## START RECORDS TO USE
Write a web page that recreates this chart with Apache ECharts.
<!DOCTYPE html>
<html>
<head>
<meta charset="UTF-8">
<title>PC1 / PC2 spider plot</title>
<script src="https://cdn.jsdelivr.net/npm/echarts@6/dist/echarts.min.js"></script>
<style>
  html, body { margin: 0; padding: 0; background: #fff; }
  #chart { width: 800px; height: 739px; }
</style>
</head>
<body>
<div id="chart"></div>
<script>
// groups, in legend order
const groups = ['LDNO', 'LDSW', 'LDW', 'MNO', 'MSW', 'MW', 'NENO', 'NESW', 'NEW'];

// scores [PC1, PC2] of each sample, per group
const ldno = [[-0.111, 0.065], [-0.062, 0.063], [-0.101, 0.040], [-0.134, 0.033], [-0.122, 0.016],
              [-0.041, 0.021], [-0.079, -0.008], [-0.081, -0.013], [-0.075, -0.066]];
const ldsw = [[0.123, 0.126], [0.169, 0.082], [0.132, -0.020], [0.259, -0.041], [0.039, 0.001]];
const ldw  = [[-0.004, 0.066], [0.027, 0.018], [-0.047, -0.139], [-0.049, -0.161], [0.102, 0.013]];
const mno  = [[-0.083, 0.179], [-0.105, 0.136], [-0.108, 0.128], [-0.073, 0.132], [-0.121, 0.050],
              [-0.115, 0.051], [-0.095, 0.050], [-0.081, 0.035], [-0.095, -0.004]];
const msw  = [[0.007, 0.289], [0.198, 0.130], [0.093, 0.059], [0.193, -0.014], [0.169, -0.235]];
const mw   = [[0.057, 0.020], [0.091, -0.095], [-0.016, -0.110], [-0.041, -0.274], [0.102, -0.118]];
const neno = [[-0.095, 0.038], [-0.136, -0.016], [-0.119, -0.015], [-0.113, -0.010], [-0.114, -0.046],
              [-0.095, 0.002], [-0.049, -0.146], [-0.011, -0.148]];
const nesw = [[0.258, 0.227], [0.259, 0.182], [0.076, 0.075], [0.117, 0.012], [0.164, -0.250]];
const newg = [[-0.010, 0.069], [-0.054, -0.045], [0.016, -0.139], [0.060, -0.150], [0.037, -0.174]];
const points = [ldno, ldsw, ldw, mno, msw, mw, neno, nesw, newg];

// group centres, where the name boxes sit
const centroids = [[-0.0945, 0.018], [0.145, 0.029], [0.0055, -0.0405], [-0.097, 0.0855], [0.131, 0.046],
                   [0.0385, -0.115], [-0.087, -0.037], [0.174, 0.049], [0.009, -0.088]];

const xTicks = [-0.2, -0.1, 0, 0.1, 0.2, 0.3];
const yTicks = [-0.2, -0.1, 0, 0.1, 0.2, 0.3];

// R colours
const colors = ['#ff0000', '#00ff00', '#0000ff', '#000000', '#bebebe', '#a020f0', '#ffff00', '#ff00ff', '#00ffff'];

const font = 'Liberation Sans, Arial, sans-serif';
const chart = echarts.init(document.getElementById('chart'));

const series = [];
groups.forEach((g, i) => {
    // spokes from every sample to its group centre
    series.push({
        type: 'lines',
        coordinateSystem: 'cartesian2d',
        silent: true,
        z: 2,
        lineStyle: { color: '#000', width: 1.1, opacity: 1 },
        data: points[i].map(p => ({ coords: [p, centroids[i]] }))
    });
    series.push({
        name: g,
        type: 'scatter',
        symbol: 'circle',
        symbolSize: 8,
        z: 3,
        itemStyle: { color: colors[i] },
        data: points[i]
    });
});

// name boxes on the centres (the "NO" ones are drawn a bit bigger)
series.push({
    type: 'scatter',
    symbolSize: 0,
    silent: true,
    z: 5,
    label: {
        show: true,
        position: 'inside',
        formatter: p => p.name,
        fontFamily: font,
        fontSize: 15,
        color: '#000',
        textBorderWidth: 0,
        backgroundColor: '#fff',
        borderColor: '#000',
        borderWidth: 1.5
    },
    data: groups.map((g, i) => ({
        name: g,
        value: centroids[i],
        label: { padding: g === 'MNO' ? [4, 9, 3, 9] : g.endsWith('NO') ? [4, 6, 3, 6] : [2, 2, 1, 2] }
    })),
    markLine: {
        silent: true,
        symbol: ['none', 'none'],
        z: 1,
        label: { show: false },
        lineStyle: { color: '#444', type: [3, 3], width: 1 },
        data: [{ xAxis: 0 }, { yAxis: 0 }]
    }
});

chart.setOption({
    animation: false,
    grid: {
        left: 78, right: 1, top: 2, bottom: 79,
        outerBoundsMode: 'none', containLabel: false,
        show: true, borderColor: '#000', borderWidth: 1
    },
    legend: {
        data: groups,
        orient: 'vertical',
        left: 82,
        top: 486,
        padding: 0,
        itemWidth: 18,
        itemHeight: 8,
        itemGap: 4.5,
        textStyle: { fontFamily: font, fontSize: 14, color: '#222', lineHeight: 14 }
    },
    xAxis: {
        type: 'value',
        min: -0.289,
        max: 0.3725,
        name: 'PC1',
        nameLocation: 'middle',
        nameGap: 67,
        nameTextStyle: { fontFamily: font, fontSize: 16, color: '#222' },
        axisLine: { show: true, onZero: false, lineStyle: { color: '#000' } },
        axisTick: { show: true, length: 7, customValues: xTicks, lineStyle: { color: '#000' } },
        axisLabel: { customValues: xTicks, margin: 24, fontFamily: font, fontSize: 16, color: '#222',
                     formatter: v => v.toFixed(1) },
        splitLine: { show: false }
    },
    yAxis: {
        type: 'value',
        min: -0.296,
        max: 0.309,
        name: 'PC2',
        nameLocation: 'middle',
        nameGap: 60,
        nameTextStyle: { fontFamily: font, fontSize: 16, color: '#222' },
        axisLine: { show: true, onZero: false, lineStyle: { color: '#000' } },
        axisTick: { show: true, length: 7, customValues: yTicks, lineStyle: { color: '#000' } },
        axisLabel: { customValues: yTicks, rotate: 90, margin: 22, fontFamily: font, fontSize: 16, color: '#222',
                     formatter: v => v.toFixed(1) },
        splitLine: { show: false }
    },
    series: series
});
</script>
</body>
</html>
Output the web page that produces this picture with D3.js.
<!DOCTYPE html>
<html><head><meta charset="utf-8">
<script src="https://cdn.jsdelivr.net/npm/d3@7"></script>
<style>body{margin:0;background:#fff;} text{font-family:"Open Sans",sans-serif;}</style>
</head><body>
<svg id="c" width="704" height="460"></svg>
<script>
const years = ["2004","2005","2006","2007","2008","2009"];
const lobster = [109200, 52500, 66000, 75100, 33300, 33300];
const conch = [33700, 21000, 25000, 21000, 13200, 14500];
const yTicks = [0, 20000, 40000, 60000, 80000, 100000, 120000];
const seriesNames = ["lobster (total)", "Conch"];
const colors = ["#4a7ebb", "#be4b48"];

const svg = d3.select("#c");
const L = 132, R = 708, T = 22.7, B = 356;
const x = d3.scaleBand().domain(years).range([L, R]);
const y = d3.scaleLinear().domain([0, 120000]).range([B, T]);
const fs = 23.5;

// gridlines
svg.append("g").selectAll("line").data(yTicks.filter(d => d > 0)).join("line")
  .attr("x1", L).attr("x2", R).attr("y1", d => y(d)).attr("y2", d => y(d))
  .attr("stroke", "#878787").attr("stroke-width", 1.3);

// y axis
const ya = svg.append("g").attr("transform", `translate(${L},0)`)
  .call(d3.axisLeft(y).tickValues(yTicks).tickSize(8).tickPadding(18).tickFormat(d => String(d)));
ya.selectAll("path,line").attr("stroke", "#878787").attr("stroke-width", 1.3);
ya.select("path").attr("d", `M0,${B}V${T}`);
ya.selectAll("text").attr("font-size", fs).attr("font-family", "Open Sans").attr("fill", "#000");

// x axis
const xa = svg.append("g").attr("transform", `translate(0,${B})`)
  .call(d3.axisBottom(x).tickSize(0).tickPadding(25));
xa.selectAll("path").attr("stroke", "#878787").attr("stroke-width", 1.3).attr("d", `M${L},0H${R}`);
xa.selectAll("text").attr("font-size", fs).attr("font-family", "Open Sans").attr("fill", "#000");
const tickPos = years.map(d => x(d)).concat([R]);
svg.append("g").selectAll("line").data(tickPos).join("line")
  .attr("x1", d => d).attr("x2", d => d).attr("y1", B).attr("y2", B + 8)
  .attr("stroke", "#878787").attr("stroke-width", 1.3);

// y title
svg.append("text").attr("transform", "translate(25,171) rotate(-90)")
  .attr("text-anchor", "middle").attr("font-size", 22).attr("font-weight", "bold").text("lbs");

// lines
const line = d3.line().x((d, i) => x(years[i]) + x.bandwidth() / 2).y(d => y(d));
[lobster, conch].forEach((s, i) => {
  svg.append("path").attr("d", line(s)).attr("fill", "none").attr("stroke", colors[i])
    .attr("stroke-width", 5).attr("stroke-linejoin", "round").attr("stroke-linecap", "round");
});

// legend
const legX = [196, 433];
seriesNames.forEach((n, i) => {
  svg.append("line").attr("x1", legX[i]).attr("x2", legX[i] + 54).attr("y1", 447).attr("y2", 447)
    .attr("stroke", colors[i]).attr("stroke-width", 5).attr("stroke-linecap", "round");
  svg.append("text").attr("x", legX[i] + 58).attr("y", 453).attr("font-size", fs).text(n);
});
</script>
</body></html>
## END RECORDS TO USE
= EXERCISE TASK =
Across the entries, how many lines hold the word "this"? Say only the number.

= SOLUTION TO THE EXERCISE =
2